Three government watchdog groups–the Competitive Enterprise Institute (CEI), National Center for Transgender Equality (NCTE), and The Rutherford Institution–have filed a suit saying that the TSA never bothered to set rules for its use of the scanners.

“There is no regulation controlling the use of body scanners right now,” CEI representative Marc Scribner said. “TSA has been using scanners the last seven years but that entire span of time they’ve been operating without a regulation.”

The new lawsuit capitalizes on a 2011 ruling by a D.C. federal appeals court that maintained that the TSA must create and implement a set of rules by 2013. On the heels of the court ruling, Congress also mandated the creation of such rules. Apparently the TSA still has not gotten around to obeying these rulings.
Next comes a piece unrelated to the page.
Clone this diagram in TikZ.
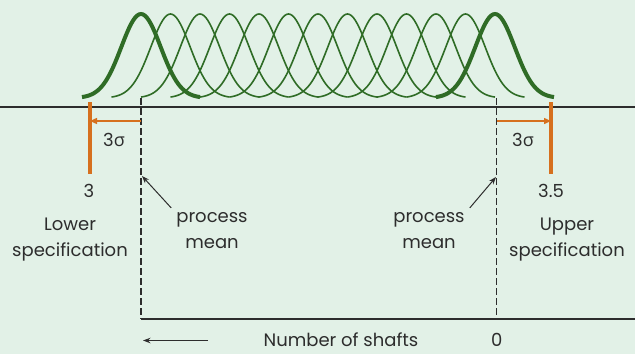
\documentclass[tikz,border=0pt]{standalone}
\usepackage{fontspec}
\setmainfont{Poppins}
\newfontfamily\grk{Open Sans}
\usetikzlibrary{arrows.meta}
\definecolor{bgmint}{RGB}{226,241,231}
\definecolor{curvegreen}{RGB}{47,108,38}
\definecolor{specorange}{RGB}{214,112,30}
\definecolor{inkgrey}{RGB}{45,45,45}
\tikzset{
  curve/.style={draw=curvegreen, line width=1.6pt},
  curvebold/.style={curve, line width=4pt},
  spec/.style={draw=specorange, line width=3.8pt},
  specarr/.style={draw=specorange, line width=1.4pt, -{Triangle[length=7pt,width=6pt]}},
  meanline/.style={draw=inkgrey, line width=1.1pt, dash pattern=on 6.5pt off 3.5pt},
  axisline/.style={draw=inkgrey, line width=1.2pt},
  ptr/.style={draw=inkgrey, line width=1pt, -{Stealth[length=7.5pt,width=5.5pt]}},
  lbl/.style={font=\fontsize{18}{26.7}\selectfont, text=inkgrey, align=center, inner sep=1pt},
}
\begin{document}
\begin{tikzpicture}[x=1pt,y=-1pt]
  \fill[bgmint] (0,0) rectangle (635,354);
  \useasboundingbox (0,0) rectangle (635,354);
  % shifted process distributions
  \foreach \c in {170.5,200,229.5,259,288.5,318,347.5,377,406.5,436,465.5}{
    \draw[curve] plot[domain=-59:59,samples=61,smooth] ({\c+\x},{98-84*exp(-(\x*\x)/776)});
  }
  \foreach \c in {141,495}{
    \draw[curvebold] plot[domain=-59:59,samples=61,smooth] ({\c+\x},{98-84*exp(-(\x*\x)/776)});
  }
  \draw[axisline] (0,107) -- (635,107);
  % specification limits
  \coordinate (lspectop) at (90,102);
  \coordinate (lspecbot) at (90,174);
  \coordinate (uspectop) at (551,102);
  \coordinate (uspecbot) at (551,174);
  \draw[spec] (lspectop) -- (lspecbot);
  \draw[spec] (uspectop) -- (uspecbot);
  % process means
  \coordinate (lmeantop) at (141,98);
  \coordinate (lmeanbot) at (141,319);
  \coordinate (umeantop) at (496.5,98);
  \coordinate (umeanbot) at (496.5,319);
  \coordinate (shaftend) at (635,319);
  \draw[meanline] (lmeantop) -- (lmeanbot);
  \draw[meanline] (umeantop) -- (umeanbot);
  \draw[axisline] (lmeanbot) -- (shaftend);
  \draw[specarr] (lmeantop |- 0,121) -- (lspectop |- 0,121);
  \draw[specarr] (umeantop |- 0,121) -- (uspectop |- 0,121);
  \node[lbl] (lsig) at (114,140) {3{\grk σ}};
  \node[lbl] (usig) at (523,140) {3{\grk σ}};
  \node[lbl] (lval) at (89,191) {3};
  \node[lbl] (uval) at (551,191) {3.5};
  \node[lbl] (lspec) at (70,239.5) {Lower\\specification};
  \node[lbl] (uspec) at (567,239.5) {Upper\\specification};
  \node[lbl] (lmean) at (212,230.5) {process\\mean};
  \node[lbl] (umean) at (429,230.5) {process\\mean};
  \coordinate (lmeanpt) at (142,176);
  \coordinate (umeanpt) at (496,177);
  \draw[ptr] ([xshift=-4pt,yshift=3pt]lmean.north west) -- (lmeanpt);
  \draw[ptr] ([xshift=4pt,yshift=3pt]umean.north east) -- (umeanpt);
  % shaft axis
  \node[lbl,anchor=base] (shafts) at (341,346.5) {Number of shafts};
  \node[lbl,anchor=base] (zero) at (496.7,346.5) {0};
  \coordinate (shaftarr) at (143,340.5);
  \draw[ptr] (208,340.5) -- (shaftarr);
\end{tikzpicture}
\end{document}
The scanners have been in place since 2007 but have been controversial since day one. Privacy activists have always been opposed to the scanners especially after several cases of misuse by TSA agents.

The devices have achieved such a bad reputation that in 2013 the TSA announced that it intended to begin removing the scanners.

Further, by 2014 a study was released that proved that the scanners were not even very effective. The study found that the scanners were so easily tricked that guns and bombs were able to be smuggled into the nation’s airports.

“I think after four years of TSA essentially flouting the law and more than two years since the last meaningful action of the agency, we are confident the court will see TSA’s lack of action troubling, and that it warrants a court order to speed up this required process,” CEI’s Scribner insisted.